Mahfud menyebut langkah Prabowo sebagai "tepat secara hukum", dengan argumentasi bahwa "pengadilan terhadap keduanya sarat muatan politik". Sebuah klaim yang tidak hanya menyentuh jantung polemik hukum di Indonesia saat ini, tetapi juga menantang logika hukum yang seharusnya dijaga ketat oleh para ahli seperti Mahfud sendiri.
---
Apa Itu Abolisi dan Amnesti?
Secara sederhana, abolisi adalah penghapusan proses hukum terhadap seseorang atas tindak pidana tertentu, bahkan sebelum putusan dijatuhkan. Sedangkan amnesti adalah pengampunan yang diberikan negara terhadap suatu perbuatan pidana, yang berlaku umum (massal) atau individual, dan bisa diberikan kepada seseorang yang sudah divonis.
Keduanya merupakan hak prerogatif presiden sebagaimana diatur dalam Pasal 14 UUD 1945. Namun, bukan berarti hak tersebut dapat digunakan semaunya. Dalam praktik kenegaraan, amnesti dan abolisi tidak diberikan tanpa proses.Â
Harus ada permintaan resmi dari pihak bersangkutan, pertimbangan hukum dari Mahkamah Agung, serta persetujuan dari Dewan Perwakilan Rakyat (DPR). Prosesnya rumit, dan syaratnya tidak sembarangan. Maka muncul pertanyaan penting: Apakah Lembong dan Hasto pernah mengajukan permohonan itu?
---
Janggal Sejak Awal
1. Putusan Belum Inkracht Baik Thomas Lembong maupun Hasto Kristiyanto belum menjalani proses hukum hingga tuntas. Putusan pengadilan terhadap mereka belum inkracht (berkekuatan hukum tetap). Dalam konteks ini, keputusan untuk memberikan abolisi atau amnesti menjadi sangat janggal. Karena bagaimana mungkin seseorang dianggap layak "diampuni" atau "dihentikan prosesnya" jika belum jelas apakah ia bersalah atau tidak?
2. Tidak Ada Pengajuan Resmi Sampai artikel ini ditulis, belum ada dokumen resmi atau pernyataan dari Lembong maupun Hasto yang menyatakan bahwa mereka mengajukan permohonan abolisi atau amnesti. Artinya, keputusan Prabowo muncul begitu saja---top-down---bukan atas permintaan pribadi ataupun mekanisme hukum yang seharusnya dilalui.

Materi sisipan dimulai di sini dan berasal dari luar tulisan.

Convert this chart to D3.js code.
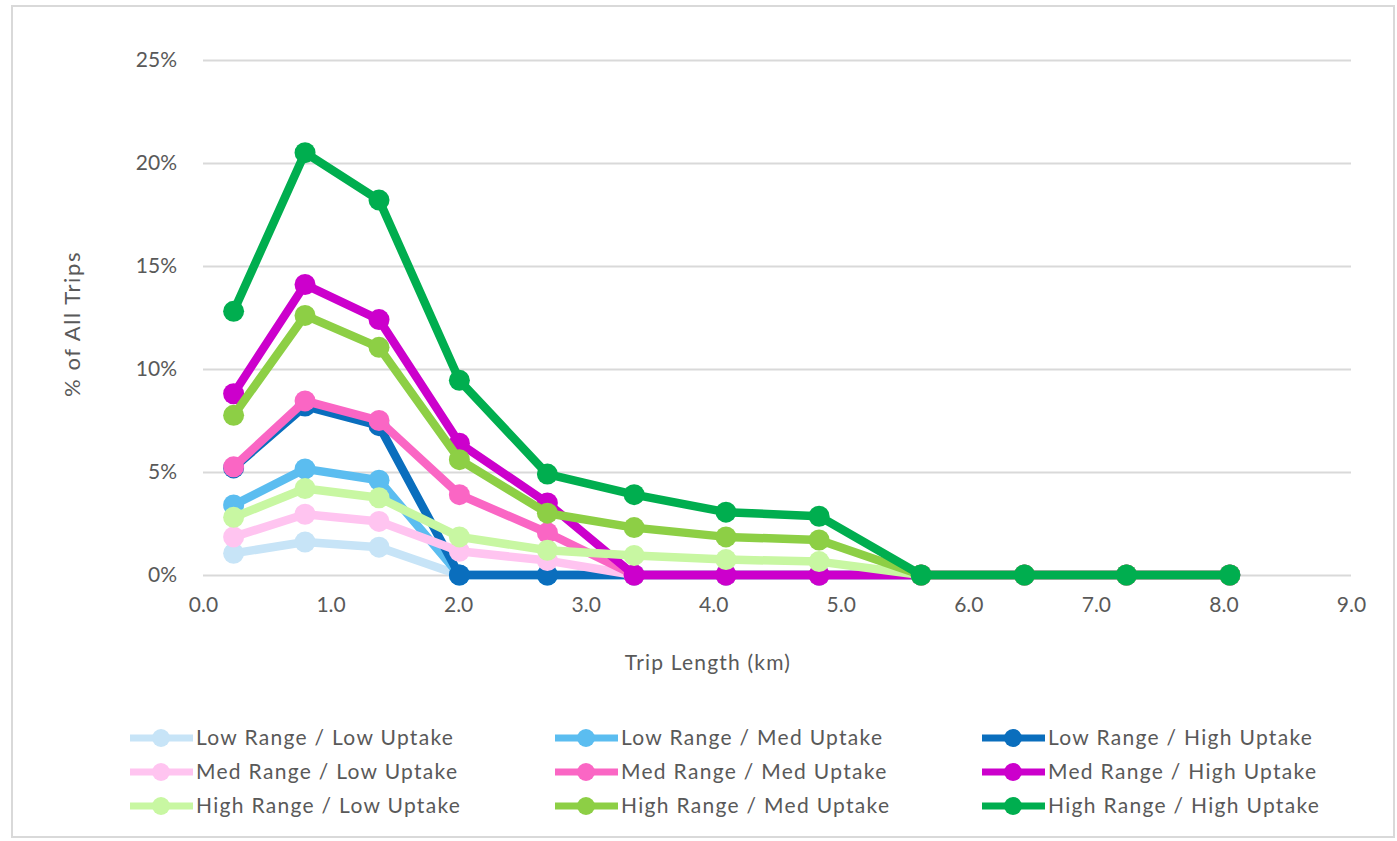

3. Pengabaian Terhadap Proses Hukum Dengan mengintervensi jalannya hukum, Prabowo telah memberikan preseden berbahaya bahwa pengadilan bisa dikesampingkan jika kekuasaan menganggap proses itu "tidak adil" tanpa melalui uji formil.
---
Mahfud dan Dilema Etika Hukum
Mahfud MD bukan orang biasa. Ia adalah profesor hukum, mantan Ketua MK, dan pernah menjadi Menkopolhukam. Namun, posisinya juga tidak steril dari interseksi politik, terlebih karena dirinya adalah mantan cawapres dari PDIP yang kini menjadi partai tempat bernaung Hasto Kristiyanto. Maka ketika Mahfud menyatakan bahwa "pengadilan itu sarat politik", kita tidak bisa menutup mata bahwa pendapatnya pun tidak bisa sepenuhnya dikatakan netral.

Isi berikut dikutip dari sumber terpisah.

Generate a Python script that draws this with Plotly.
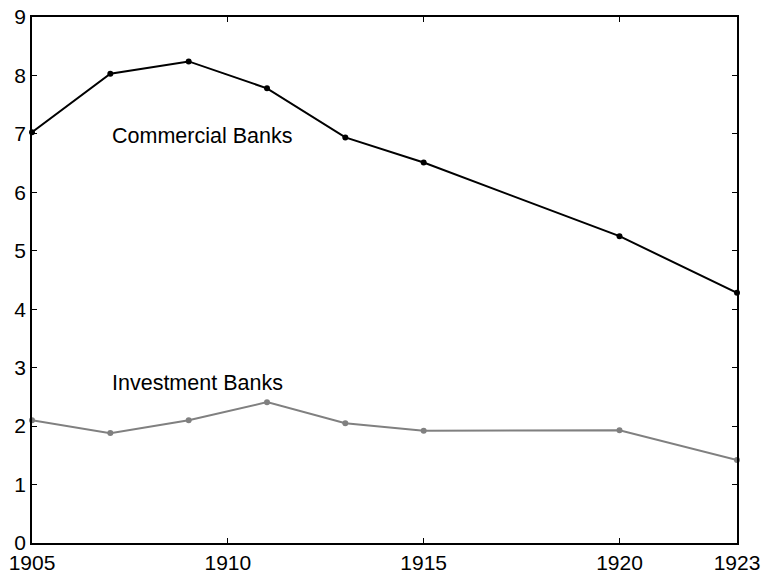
import plotly.graph_objects as go

years = [1905, 1907, 1909, 1911, 1913, 1915, 1920, 1923]
commercial = [7.03, 8.03, 8.24, 7.78, 6.94, 6.51, 5.25, 4.28]
investment = [2.10, 1.88, 2.10, 2.41, 2.05, 1.92, 1.93, 1.42]
x_ticks = [1905, 1910, 1915, 1920, 1923]
y_ticks = list(range(0, 10))

FONT = "Liberation Sans, Arial"

fig = go.Figure()
fig.add_trace(go.Scatter(x=years, y=commercial, mode="lines+markers",
                         line=dict(color="black", width=2),
                         marker=dict(color="black", size=6),
                         cliponaxis=False, showlegend=False))
fig.add_trace(go.Scatter(x=years, y=investment, mode="lines+markers",
                         line=dict(color="#808080", width=2),
                         marker=dict(color="#808080", size=6),
                         cliponaxis=False, showlegend=False))

fig.add_annotation(x=1907, y=6.97, text="Commercial Banks", showarrow=False,
                   xanchor="left", yanchor="middle",
                   font=dict(family=FONT, size=21.5, color="black"))
fig.add_annotation(x=1907, y=2.73, text="Investment Banks", showarrow=False,
                   xanchor="left", yanchor="middle",
                   font=dict(family=FONT, size=21.5, color="black"))

axis_common = dict(showgrid=False, zeroline=False, showline=True, linecolor="black",
                   linewidth=1.5, mirror="ticks", ticks="inside", ticklen=5,
                   tickcolor="black", tickwidth=1, automargin=False,
                   ticklabeloverflow="allow",
                   tickfont=dict(family=FONT, size=21, color="black"))
fig.update_xaxes(range=[1905, 1923], tickvals=x_ticks, ticktext=[str(v) for v in x_ticks],
                 **axis_common)
fig.update_yaxes(range=[0, 9], tickvals=y_ticks, ticktext=[str(v) for v in y_ticks],
                 **axis_common)

fig.update_layout(width=762, height=571, plot_bgcolor="white", paper_bgcolor="white",
                  margin=dict(l=32, r=25, t=17, b=28))
fig.write_html("out.html", config={"displayModeBar": False},
               post_script="document.body.style.margin='0';document.body.style.overflow='hidden';")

Apakah Mahfud hendak mengatakan bahwa sistem hukum Indonesia begitu rusak, hingga seorang presiden harus turun tangan menyelamatkan para terdakwa yang kebetulan berasal dari partainya? Jika iya, pernyataan tersebut justru menjadi tamparan keras terhadap integritas sistem hukum yang selama ini ia bela, termasuk saat ia menjabat.
---
Benarkah Ini Demi Keadilan?
Prabowo menyebut dirinya ingin "membela keadilan". Tapi pertanyaan filosofis yang harus kita renungkan: keadilan untuk siapa? Jika keadilan hanya berlaku untuk elite politik yang kebetulan berada di lingkaran kekuasaan, maka kita tidak sedang berbicara soal negara hukum, tetapi negara patronase.

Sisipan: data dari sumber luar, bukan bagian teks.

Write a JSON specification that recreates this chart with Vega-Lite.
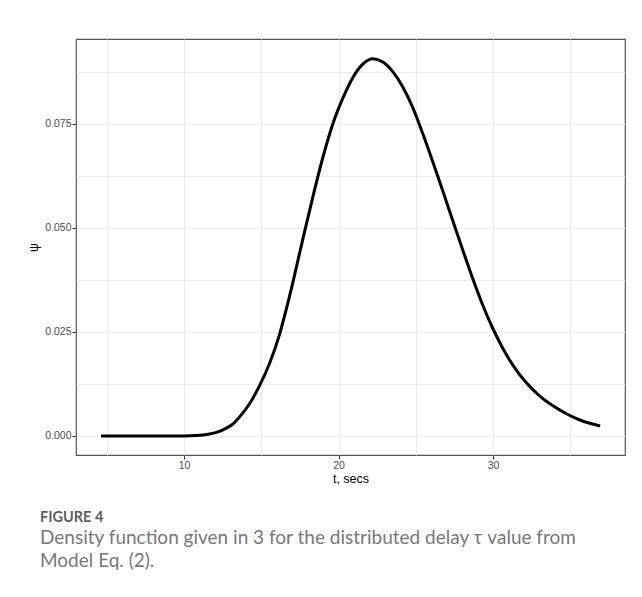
{
  "$schema": "https://vega.github.io/schema/vega-lite/v6.json",
  "width": 549,
  "height": 416,
  "autosize": {"type": "none"},
  "padding": {"left": 76, "top": 39, "right": 17, "bottom": 142},
  "background": "white",
  "title": {
    "text": "FIGURE 4",
    "subtitle": ["Density function given in 3 for the distributed delay τ value from", "Model Eq. (2)."],
    "orient": "bottom",
    "anchor": "start",
    "frame": "group",
    "dx": -36,
    "offset": 26,
    "font": "Lato",
    "fontSize": 14.5,
    "fontWeight": "bold",
    "color": "#5f5f5f",
    "subtitleFont": "Lato",
    "subtitleFontSize": 19,
    "subtitleColor": "#777777",
    "subtitleLineHeight": 23.5,
    "subtitlePadding": 3
  },
  "config": {
    "view": {"stroke": "#555555", "strokeWidth": 1.2},
    "axis": {
      "domain": false,
      "gridColor": "#ebebeb",
      "gridWidth": 1,
      "tickColor": "#333333",
      "tickSize": 4,
      "tickWidth": 1,
      "labelFont": "Liberation Sans",
      "labelFontSize": 10.5,
      "labelColor": "#4d4d4d",
      "titleFont": "Liberation Sans",
      "titleFontSize": 12.5,
      "titleFontWeight": "normal",
      "titleColor": "#000000"
    }
  },
  "data": {
    "values": [
      {"t": 4.63, "psi": 0}, {"t": 6, "psi": 0}, {"t": 8, "psi": 0}, {"t": 10, "psi": 0},
      {"t": 10.8, "psi": 0.0001}, {"t": 11.66, "psi": 0.0005}, {"t": 12.2, "psi": 0.001},
      {"t": 12.74, "psi": 0.0019}, {"t": 13.2, "psi": 0.003}, {"t": 13.6, "psi": 0.0046},
      {"t": 14.25, "psi": 0.0078}, {"t": 14.89, "psi": 0.0121}, {"t": 15.54, "psi": 0.0175},
      {"t": 16.19, "psi": 0.0245}, {"t": 16.6, "psi": 0.0302}, {"t": 17.05, "psi": 0.0370},
      {"t": 17.7, "psi": 0.0475}, {"t": 18.34, "psi": 0.0575}, {"t": 18.99, "psi": 0.0670},
      {"t": 19.63, "psi": 0.0750}, {"t": 20.28, "psi": 0.0812}, {"t": 20.93, "psi": 0.0862},
      {"t": 21.57, "psi": 0.0894}, {"t": 22.22, "psi": 0.0907}, {"t": 22.87, "psi": 0.0899},
      {"t": 23.51, "psi": 0.0876}, {"t": 24.16, "psi": 0.0839}, {"t": 24.8, "psi": 0.0790},
      {"t": 25.45, "psi": 0.0727}, {"t": 26.1, "psi": 0.0659}, {"t": 26.75, "psi": 0.0589},
      {"t": 27.39, "psi": 0.0518}, {"t": 28.04, "psi": 0.0447}, {"t": 28.69, "psi": 0.0378},
      {"t": 29.33, "psi": 0.0315}, {"t": 29.98, "psi": 0.0259}, {"t": 30.63, "psi": 0.0211},
      {"t": 31.27, "psi": 0.0171}, {"t": 32.13, "psi": 0.0129}, {"t": 32.99, "psi": 0.0097},
      {"t": 33.85, "psi": 0.0073}, {"t": 34.72, "psi": 0.0054}, {"t": 35.58, "psi": 0.0039},
      {"t": 36.93, "psi": 0.0024}
    ]
  },
  "mark": {"type": "line", "color": "#000000", "strokeWidth": 3, "interpolate": "monotone"},
  "encoding": {
    "x": {
      "field": "t",
      "type": "quantitative",
      "title": "t, secs",
      "scale": {"domain": [3.01, 38.54], "nice": false, "zero": false},
      "axis": {
        "values": [5, 10, 15, 20, 25, 30, 35],
        "labelExpr": "datum.value % 10 === 0 ? datum.label : ''",
        "tickOpacity": {"condition": {"test": "datum.value % 10 !== 0", "value": 0}, "value": 1},
        "labelPadding": 1,
        "titlePadding": 2
      }
    },
    "y": {
      "field": "psi",
      "type": "quantitative",
      "title": "ψ",
      "scale": {"domain": [-0.00457, 0.09543], "nice": false, "zero": false},
      "axis": {
        "values": [0, 0.0125, 0.025, 0.0375, 0.05, 0.0625, 0.075, 0.0875],
        "format": ".3f",
        "labelExpr": "round(datum.value * 10000) % 250 === 0 ? datum.label : ''",
        "tickOpacity": {"condition": {"test": "round(datum.value * 10000) % 250 !== 0", "value": 0}, "value": 1},
        "labelPadding": 1,
        "titlePadding": 4
      }
    }
  }
}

Publik tidak lupa bahwa Prabowo adalah lawan politik Lembong dan Hasto di masa lalu, dan kini malah memberikan pengampunan. Sebuah paradoks yang sulit dijelaskan, kecuali jika kita memahami bahwa politik rekonsiliasi dan kompromi elite kerap menihilkan hukum sebagai penyeimbang kekuasaan.
---
Apa Dampaknya bagi Penegakan Hukum?
Kita sedang menghadapi situasi di mana hukum dijalankan seperti permainan catur, bukan sebagai sistem nilai yang adil dan tegas. Ketika presiden dapat menghentikan proses hukum hanya dengan klaim "politik", ketika pakar hukum ikut menyetujui tindakan ini tanpa mengkritisi prosedurnya, dan ketika tokoh-tokoh yang seharusnya menjadi teladan integritas justru sibuk membela kolega politik, maka rakyat akan bertanya:
Untuk siapa hukum itu ditegakkan?
Kita tidak sedang anti terhadap rekonsiliasi politik. Tapi kita anti terhadap rekonsiliasi yang mengorbankan supremasi hukum, dan pengampunan tanpa kejujuran.
---
Akhir Kata: Filosofi, Harapan, dan Teguran
"The law is reason free from passion." -- Aristoteles
Tapi di negeri ini, tampaknya hukum justru dipenuhi oleh nafsu kekuasaan dan kompromi politik. Saat pemimpin tertinggi negara, didukung oleh pakar hukum, justru menumpulkan proses hukum demi alasan yang tidak transparan, maka kita perlu waspada: masa depan pemberantasan korupsi tidak lagi bergantung pada aturan, tapi pada selera penguasa.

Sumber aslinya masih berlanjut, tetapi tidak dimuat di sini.